**EXERCISE DETAILS:**
From the first line of the entries below through the line bearing "from matplotlib.ticker import MultipleLocator", write out each line exactly. Omit pictures.

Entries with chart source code
▬▬▬▬▬▬

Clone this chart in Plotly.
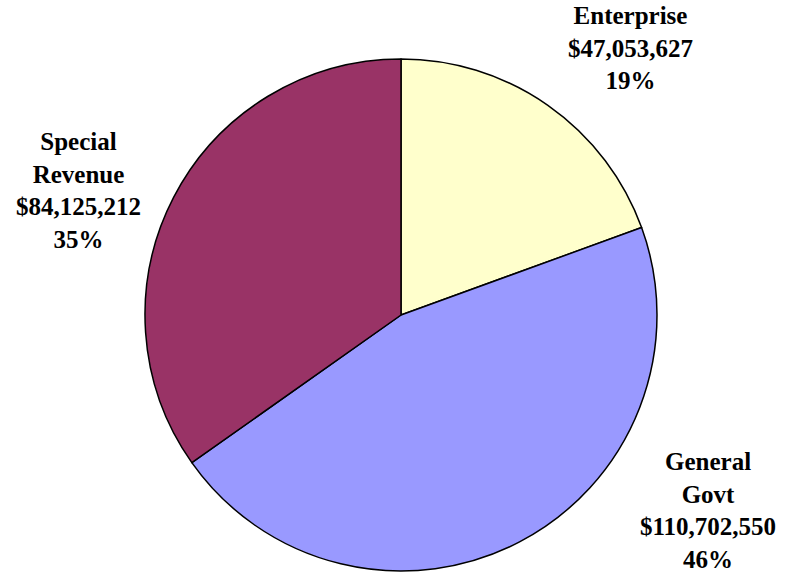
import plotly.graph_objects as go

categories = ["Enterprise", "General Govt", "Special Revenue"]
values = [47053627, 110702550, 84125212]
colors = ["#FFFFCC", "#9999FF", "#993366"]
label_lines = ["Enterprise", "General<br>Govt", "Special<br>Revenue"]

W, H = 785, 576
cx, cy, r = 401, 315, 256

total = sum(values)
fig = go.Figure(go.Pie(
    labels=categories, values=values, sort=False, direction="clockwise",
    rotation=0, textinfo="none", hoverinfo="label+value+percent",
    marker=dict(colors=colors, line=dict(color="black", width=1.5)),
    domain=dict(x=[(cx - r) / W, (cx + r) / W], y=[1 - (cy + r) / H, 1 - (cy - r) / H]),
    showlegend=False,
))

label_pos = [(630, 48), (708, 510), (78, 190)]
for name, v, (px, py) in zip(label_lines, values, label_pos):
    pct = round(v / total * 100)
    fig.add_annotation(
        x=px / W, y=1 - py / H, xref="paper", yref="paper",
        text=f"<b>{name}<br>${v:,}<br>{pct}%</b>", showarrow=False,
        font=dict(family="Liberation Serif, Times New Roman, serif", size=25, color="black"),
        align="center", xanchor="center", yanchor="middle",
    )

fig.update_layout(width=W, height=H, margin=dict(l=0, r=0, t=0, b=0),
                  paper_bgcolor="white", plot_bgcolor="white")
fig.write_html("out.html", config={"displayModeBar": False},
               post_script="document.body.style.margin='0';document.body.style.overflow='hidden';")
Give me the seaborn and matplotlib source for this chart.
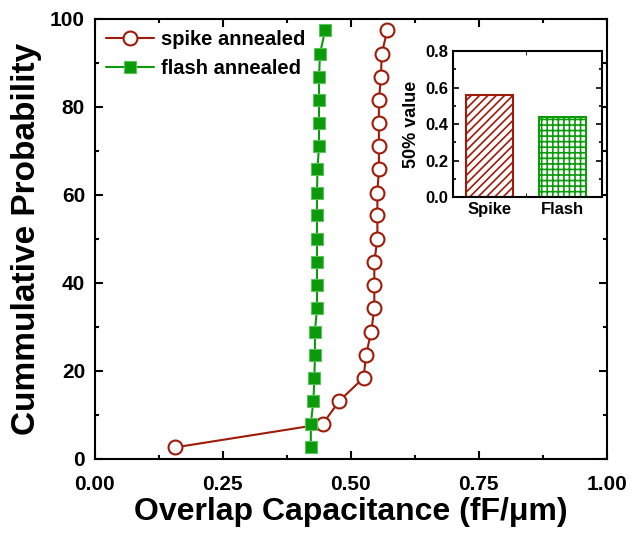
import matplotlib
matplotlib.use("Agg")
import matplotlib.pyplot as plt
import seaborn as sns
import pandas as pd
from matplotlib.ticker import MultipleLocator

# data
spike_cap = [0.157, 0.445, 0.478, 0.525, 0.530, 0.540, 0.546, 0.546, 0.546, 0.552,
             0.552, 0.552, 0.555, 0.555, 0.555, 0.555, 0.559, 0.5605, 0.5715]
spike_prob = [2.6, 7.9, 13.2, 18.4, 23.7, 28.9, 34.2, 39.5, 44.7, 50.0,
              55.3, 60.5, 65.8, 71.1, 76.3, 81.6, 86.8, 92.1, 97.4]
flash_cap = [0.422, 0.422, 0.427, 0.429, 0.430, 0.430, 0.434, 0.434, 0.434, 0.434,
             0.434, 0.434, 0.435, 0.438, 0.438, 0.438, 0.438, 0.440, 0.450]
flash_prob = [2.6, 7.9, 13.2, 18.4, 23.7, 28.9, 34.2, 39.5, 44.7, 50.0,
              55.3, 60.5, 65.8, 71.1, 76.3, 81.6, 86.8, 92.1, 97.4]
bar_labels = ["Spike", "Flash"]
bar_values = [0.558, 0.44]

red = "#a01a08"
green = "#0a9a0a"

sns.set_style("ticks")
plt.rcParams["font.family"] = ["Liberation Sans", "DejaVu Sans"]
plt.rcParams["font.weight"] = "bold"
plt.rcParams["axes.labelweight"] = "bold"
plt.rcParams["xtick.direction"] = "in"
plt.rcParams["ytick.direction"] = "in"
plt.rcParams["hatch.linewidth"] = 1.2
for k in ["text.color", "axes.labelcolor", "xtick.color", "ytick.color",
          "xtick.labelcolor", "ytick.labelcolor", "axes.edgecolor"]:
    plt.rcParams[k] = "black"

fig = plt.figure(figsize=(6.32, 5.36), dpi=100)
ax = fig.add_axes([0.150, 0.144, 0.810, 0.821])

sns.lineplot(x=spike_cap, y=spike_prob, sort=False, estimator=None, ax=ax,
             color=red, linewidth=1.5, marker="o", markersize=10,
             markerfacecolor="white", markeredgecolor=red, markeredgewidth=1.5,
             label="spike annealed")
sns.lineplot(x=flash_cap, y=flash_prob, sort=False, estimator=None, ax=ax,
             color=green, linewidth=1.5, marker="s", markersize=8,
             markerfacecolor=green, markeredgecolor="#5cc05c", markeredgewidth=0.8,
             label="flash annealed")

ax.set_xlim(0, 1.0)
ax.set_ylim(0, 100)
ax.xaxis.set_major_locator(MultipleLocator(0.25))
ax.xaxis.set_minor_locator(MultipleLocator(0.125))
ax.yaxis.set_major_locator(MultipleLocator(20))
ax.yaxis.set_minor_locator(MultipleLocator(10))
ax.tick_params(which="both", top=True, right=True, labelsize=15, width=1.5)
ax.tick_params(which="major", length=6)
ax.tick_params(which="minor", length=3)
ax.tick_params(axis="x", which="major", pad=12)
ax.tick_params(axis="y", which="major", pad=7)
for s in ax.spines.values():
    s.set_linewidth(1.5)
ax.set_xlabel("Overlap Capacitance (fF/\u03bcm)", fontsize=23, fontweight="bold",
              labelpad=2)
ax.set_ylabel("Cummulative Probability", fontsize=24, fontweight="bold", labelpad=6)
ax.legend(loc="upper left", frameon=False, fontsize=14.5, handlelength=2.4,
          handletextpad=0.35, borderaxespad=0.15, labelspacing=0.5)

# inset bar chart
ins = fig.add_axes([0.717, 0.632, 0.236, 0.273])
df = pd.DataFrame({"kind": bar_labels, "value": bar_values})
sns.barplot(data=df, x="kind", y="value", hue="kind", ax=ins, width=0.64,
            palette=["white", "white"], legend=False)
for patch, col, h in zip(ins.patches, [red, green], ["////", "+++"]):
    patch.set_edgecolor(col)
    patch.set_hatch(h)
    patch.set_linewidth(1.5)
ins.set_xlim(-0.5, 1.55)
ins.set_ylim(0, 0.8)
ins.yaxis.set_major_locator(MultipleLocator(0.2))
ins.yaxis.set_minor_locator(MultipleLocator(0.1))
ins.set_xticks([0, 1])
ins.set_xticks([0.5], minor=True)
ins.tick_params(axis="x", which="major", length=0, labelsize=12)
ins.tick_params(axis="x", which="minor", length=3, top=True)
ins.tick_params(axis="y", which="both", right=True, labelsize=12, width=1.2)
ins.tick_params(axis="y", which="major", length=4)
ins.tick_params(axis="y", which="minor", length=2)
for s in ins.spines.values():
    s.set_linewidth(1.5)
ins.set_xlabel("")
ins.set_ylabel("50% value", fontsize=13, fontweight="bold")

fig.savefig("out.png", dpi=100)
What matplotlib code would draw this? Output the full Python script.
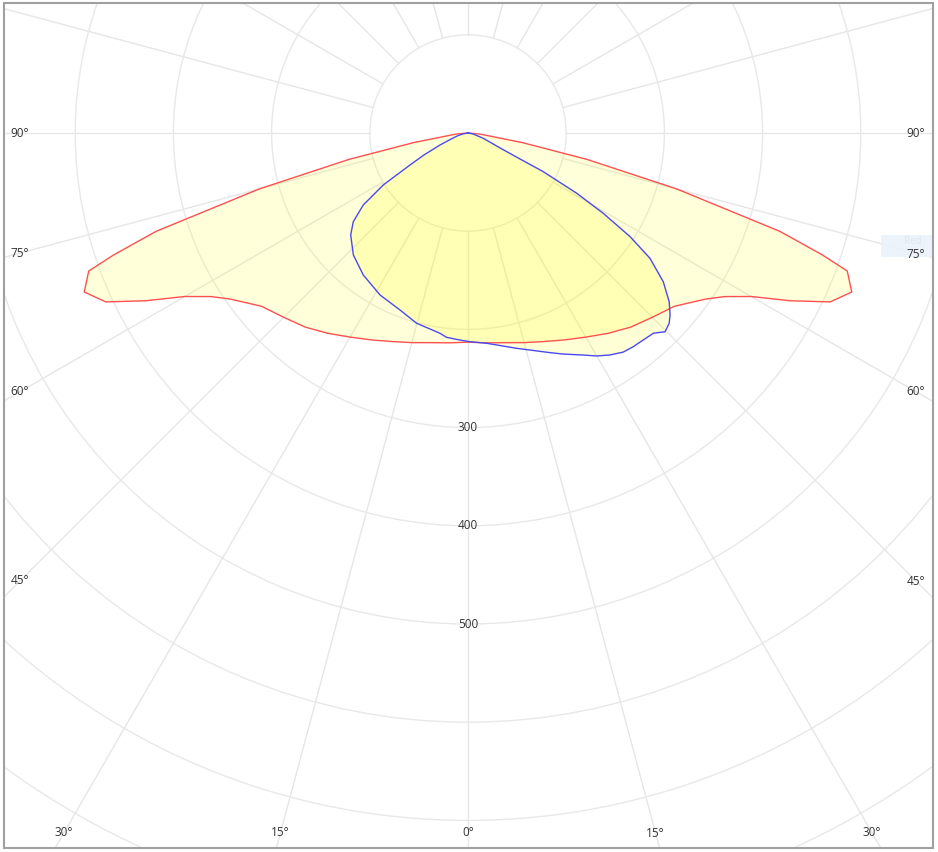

▬▬▬▬▬▬

**RESPONSE TO THIS EXERCISE:**
Clone this chart in Plotly.
import plotly.graph_objects as go

categories = ["Enterprise", "General Govt", "Special Revenue"]
values = [47053627, 110702550, 84125212]
colors = ["#FFFFCC", "#9999FF", "#993366"]
label_lines = ["Enterprise", "General<br>Govt", "Special<br>Revenue"]

W, H = 785, 576
cx, cy, r = 401, 315, 256

total = sum(values)
fig = go.Figure(go.Pie(
    labels=categories, values=values, sort=False, direction="clockwise",
    rotation=0, textinfo="none", hoverinfo="label+value+percent",
    marker=dict(colors=colors, line=dict(color="black", width=1.5)),
    domain=dict(x=[(cx - r) / W, (cx + r) / W], y=[1 - (cy + r) / H, 1 - (cy - r) / H]),
    showlegend=False,
))

label_pos = [(630, 48), (708, 510), (78, 190)]
for name, v, (px, py) in zip(label_lines, values, label_pos):
    pct = round(v / total * 100)
    fig.add_annotation(
        x=px / W, y=1 - py / H, xref="paper", yref="paper",
        text=f"<b>{name}<br>${v:,}<br>{pct}%</b>", showarrow=False,
        font=dict(family="Liberation Serif, Times New Roman, serif", size=25, color="black"),
        align="center", xanchor="center", yanchor="middle",
    )

fig.update_layout(width=W, height=H, margin=dict(l=0, r=0, t=0, b=0),
                  paper_bgcolor="white", plot_bgcolor="white")
fig.write_html("out.html", config={"displayModeBar": False},
               post_script="document.body.style.margin='0';document.body.style.overflow='hidden';")
Give me the seaborn and matplotlib source for this chart.
import matplotlib
matplotlib.use("Agg")
import matplotlib.pyplot as plt
import seaborn as sns
import pandas as pd
from matplotlib.ticker import MultipleLocator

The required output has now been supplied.